Published 5:23 pm Tuesday, November 19, 2024
Voters sent two strong messages in the recent Smithfield Town Council election.
The first was for elected leaders to slow the pace of growth and development that’s steadily eroding their small-town way of life.
The second was for elected leadership to be transparent.
As it relates to the latter, Isle of Wight County supervisors didn’t get the memo.
Two days after the election, supervisors, who should pay close attention to a Smithfield electorate whose mood matches that of its neighbors in Carrollton and rural Isle of Wight, retreated to secrecy on a controversial multimillion-dollar roundabout that leadership insists is needed even as it fails miserably to persuade citizens why.

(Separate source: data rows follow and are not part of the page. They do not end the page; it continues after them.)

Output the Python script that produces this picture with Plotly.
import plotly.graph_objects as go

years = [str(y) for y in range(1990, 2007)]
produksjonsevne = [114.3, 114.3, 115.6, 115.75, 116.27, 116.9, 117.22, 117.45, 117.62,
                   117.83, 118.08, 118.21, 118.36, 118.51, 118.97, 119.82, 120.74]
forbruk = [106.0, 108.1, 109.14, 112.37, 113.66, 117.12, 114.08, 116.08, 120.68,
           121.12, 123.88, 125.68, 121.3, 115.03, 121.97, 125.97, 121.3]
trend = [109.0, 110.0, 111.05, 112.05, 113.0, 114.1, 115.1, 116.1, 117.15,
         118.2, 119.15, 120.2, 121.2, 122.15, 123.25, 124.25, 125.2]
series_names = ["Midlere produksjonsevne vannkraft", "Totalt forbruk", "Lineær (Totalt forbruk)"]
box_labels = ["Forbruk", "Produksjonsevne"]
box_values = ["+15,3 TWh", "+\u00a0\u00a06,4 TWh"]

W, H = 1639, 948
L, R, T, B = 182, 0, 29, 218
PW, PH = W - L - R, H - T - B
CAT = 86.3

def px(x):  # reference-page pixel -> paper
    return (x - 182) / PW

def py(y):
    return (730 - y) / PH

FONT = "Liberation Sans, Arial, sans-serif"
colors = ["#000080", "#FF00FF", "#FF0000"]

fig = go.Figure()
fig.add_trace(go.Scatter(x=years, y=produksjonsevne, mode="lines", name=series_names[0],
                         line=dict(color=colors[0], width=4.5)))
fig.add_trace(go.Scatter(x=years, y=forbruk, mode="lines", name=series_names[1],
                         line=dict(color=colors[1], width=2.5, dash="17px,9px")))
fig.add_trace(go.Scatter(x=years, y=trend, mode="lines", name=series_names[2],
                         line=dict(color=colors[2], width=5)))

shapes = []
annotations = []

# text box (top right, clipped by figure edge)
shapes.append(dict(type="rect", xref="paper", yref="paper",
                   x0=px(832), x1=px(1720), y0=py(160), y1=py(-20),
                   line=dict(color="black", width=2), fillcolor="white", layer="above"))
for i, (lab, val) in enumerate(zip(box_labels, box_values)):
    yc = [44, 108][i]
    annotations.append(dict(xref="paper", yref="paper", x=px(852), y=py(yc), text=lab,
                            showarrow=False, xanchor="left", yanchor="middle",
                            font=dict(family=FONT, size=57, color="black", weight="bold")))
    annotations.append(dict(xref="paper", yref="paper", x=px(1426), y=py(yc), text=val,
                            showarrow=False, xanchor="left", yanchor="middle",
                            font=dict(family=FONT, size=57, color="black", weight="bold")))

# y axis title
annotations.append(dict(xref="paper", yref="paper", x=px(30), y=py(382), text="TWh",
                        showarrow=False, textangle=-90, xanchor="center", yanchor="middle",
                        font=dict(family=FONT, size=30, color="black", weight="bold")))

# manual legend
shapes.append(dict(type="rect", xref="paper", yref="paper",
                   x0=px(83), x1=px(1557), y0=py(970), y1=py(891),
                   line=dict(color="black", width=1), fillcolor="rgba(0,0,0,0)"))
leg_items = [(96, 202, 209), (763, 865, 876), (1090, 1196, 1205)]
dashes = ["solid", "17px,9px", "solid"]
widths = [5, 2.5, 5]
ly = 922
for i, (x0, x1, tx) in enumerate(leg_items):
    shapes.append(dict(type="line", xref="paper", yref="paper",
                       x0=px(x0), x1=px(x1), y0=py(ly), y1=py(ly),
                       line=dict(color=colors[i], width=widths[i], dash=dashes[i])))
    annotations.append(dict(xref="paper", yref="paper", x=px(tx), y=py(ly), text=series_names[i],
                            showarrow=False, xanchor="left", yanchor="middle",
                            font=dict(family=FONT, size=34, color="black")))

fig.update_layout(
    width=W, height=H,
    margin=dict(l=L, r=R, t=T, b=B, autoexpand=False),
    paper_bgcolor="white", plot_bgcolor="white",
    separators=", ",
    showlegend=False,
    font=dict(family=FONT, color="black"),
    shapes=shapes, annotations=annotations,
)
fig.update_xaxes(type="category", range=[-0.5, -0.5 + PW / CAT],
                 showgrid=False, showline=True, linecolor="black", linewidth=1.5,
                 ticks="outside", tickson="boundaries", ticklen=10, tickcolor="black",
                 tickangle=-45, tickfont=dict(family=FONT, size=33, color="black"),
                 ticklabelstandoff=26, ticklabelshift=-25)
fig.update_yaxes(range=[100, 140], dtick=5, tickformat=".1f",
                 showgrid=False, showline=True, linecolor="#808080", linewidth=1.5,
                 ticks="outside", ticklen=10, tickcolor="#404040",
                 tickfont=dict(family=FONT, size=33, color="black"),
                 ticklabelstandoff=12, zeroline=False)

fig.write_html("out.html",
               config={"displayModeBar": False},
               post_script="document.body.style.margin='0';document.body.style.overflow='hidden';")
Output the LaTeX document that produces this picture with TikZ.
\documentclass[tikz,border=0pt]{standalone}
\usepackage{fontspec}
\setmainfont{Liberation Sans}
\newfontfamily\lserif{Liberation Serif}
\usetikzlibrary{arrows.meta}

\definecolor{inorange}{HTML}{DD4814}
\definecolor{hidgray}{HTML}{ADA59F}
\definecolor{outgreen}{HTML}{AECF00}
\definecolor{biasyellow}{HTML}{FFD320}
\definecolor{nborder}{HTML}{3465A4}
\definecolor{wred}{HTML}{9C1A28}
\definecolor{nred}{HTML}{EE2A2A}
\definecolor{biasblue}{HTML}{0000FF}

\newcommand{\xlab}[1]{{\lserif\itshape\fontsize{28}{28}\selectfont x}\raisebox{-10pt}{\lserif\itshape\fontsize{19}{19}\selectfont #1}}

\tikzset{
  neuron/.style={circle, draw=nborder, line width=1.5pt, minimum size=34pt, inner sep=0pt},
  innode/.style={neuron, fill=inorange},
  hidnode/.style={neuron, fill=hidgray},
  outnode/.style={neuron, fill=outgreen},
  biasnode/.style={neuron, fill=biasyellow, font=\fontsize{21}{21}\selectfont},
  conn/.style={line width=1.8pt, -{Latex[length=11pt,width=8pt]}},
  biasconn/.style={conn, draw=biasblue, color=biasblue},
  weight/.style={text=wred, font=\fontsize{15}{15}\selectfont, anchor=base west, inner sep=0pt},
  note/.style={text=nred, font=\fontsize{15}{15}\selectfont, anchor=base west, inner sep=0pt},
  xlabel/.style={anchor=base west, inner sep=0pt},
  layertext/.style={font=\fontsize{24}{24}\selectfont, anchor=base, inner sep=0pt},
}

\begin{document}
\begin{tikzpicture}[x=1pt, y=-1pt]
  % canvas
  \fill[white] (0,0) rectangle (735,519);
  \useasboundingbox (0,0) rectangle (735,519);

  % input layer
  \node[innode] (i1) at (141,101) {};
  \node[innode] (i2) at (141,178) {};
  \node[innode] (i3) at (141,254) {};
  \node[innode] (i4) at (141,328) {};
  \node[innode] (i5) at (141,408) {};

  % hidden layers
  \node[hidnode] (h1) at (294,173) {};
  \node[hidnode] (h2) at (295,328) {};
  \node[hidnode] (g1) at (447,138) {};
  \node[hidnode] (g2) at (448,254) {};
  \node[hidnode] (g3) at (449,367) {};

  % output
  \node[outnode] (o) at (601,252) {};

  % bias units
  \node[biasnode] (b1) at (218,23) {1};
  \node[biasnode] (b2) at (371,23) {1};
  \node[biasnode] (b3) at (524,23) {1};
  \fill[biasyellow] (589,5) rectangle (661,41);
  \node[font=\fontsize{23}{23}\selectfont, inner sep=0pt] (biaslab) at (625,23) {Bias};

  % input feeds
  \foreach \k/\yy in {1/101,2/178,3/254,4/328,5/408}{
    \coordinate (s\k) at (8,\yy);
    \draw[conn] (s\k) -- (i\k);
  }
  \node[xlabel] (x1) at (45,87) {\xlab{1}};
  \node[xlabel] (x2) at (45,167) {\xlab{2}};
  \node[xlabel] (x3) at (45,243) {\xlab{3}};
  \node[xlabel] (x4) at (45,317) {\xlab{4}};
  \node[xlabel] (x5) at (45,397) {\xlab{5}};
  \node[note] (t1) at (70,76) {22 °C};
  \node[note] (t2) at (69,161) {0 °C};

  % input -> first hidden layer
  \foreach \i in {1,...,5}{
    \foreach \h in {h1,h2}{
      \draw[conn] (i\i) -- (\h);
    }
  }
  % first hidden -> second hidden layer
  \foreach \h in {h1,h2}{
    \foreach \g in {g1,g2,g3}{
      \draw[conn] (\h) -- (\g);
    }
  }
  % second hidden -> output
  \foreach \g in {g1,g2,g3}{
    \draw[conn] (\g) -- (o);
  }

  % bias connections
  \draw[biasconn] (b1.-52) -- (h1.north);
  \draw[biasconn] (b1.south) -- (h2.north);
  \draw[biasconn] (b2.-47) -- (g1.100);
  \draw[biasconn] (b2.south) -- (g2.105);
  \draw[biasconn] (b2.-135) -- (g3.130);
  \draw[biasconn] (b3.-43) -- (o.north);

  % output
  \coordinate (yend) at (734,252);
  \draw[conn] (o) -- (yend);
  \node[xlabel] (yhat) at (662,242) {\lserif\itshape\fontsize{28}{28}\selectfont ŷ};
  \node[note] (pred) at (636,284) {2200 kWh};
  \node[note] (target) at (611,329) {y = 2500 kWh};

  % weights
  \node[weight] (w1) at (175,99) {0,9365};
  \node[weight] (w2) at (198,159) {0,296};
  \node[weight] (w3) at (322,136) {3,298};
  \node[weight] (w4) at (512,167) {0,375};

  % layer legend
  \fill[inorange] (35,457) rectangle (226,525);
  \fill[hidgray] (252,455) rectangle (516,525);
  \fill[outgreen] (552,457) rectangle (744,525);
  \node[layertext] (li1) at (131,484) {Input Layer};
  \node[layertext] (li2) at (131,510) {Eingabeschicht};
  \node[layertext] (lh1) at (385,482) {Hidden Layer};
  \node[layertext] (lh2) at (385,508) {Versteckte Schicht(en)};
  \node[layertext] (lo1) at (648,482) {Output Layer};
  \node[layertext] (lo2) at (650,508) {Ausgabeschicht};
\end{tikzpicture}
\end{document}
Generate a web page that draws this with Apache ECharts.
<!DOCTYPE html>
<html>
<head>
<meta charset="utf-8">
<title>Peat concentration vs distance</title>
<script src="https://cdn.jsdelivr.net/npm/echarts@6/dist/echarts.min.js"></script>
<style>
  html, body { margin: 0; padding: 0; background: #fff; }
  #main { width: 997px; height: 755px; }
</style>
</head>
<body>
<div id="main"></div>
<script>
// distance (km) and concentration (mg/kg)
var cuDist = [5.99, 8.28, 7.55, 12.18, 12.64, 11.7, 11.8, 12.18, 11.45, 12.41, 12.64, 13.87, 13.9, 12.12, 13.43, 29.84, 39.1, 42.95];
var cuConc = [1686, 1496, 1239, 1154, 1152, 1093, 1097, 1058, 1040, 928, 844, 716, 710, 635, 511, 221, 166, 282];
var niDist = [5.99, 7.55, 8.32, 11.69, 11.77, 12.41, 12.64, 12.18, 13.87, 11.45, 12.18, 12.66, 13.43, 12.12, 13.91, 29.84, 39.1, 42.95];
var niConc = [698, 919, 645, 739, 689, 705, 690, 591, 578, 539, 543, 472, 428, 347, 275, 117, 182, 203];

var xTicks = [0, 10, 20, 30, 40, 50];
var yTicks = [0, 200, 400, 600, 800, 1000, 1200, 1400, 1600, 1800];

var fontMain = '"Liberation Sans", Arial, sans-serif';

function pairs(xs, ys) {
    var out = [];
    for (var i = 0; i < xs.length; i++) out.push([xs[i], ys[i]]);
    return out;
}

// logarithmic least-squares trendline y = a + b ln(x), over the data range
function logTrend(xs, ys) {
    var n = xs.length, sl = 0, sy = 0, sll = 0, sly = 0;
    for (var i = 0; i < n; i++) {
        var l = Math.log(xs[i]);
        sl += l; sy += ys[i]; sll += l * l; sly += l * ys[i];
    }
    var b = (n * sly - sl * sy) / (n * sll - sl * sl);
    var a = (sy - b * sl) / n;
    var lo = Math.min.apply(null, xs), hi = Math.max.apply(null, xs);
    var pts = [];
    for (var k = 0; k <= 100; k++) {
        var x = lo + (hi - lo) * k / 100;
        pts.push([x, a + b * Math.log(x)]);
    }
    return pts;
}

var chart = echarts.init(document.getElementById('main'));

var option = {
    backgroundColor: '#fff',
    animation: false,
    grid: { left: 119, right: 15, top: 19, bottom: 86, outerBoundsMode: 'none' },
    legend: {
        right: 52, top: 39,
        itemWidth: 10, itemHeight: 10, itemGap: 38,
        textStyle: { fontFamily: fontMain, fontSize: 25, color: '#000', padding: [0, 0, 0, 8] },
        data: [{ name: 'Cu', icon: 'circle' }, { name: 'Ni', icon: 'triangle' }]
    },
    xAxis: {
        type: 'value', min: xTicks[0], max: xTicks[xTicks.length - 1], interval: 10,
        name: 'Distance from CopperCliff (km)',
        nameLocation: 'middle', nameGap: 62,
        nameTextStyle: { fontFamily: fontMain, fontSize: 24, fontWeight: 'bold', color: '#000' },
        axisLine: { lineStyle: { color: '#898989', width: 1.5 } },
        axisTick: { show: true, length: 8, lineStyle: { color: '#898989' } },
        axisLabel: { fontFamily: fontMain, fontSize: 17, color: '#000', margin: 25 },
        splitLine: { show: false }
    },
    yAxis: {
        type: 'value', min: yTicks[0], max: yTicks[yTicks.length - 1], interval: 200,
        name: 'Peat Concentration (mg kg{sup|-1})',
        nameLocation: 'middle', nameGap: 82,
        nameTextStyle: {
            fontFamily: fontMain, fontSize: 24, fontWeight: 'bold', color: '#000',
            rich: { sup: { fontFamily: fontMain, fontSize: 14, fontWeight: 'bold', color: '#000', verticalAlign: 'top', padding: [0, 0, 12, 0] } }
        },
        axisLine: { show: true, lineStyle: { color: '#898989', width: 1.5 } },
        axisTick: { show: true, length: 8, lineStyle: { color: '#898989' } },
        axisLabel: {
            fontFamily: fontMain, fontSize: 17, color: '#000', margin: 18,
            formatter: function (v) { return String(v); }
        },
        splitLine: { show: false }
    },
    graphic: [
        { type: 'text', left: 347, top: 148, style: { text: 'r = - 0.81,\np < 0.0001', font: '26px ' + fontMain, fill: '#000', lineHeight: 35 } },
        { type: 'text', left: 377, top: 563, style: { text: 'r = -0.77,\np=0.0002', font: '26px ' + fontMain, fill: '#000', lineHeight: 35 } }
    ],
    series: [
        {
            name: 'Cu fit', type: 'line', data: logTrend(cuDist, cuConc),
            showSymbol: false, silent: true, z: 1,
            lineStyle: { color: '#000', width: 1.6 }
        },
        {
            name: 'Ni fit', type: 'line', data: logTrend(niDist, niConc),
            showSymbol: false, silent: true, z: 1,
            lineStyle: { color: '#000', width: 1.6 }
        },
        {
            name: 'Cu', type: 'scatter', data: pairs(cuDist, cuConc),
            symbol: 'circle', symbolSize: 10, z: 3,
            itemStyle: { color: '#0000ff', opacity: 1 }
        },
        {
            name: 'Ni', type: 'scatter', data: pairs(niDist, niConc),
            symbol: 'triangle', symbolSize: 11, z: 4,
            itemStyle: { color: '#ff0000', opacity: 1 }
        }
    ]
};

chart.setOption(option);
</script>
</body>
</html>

The Smithfield Town Council, which is being asked to pony up for the Turner Drive project, dispatched its town manager and attorney to negotiate with the county outside the public view.
Whatever was hashed out in secret will likely be foisted on a skeptical citizenry, who has seen this act time and again and, frankly, is tired of it, thus the housecleaning in the Town Council election.
Supervisors used an exemption to the Virginia Freedom of Information Act to shield their latest roundabout discussion from citizens. That exemption covers a “public-private transportation improvement project where if made public initially the financial interests of the county would be adversely affected.” This is a good time for our occasional reminder in this space that FOIA does not require government bodies to discuss certain things in secret. The law doesn’t even say they should. It simply gives them the option. Sadly, public officials too often opt for secrecy, then wonder why citizens don’t trust them.
The roundabout is a good example. Transparent would have been a joint meeting of the Town Council and Board of Supervisors where elected leaders looked one another in the eye and had a candid discussion about why it’s needed or, depending on one’s viewpoint, why it’s not. And if the majority view was that it’s needed, then have a discussion about how to fund it. And, importantly, citizens could have been invited to attend, listen and speak. Elected leaders might have built community support for a project they say is important.
Despite some misgivings, we’ve kept an open mind about the roundabout for two reasons: It’s a rare example in this community of forward thinking on road infrastructure, and we think the world of Jamie Oliver, the county’s impressive young transportation coordinator, who worked hard to put the plan together.
But there are valid lingering concerns about spending millions of taxpayer dollars on a project to accommodate residential and commercial development that, with one exception, hasn’t even been vetted by town and county planners. Sweetgrass, the one project in the project area that has been approved, passed on a 3-2 vote by supervisors despite an overwhelming recommendation by the county Planning Commission that it be rejected.
Those misgivings, reinforced by elected leadership’s recent secrecy, prevent us from endorsing it. The Town Council should take no action on roundabout funding until newly elected members are seated and give the matter a fresh look. If that means waiting until a future round of VDOT funding, so be it.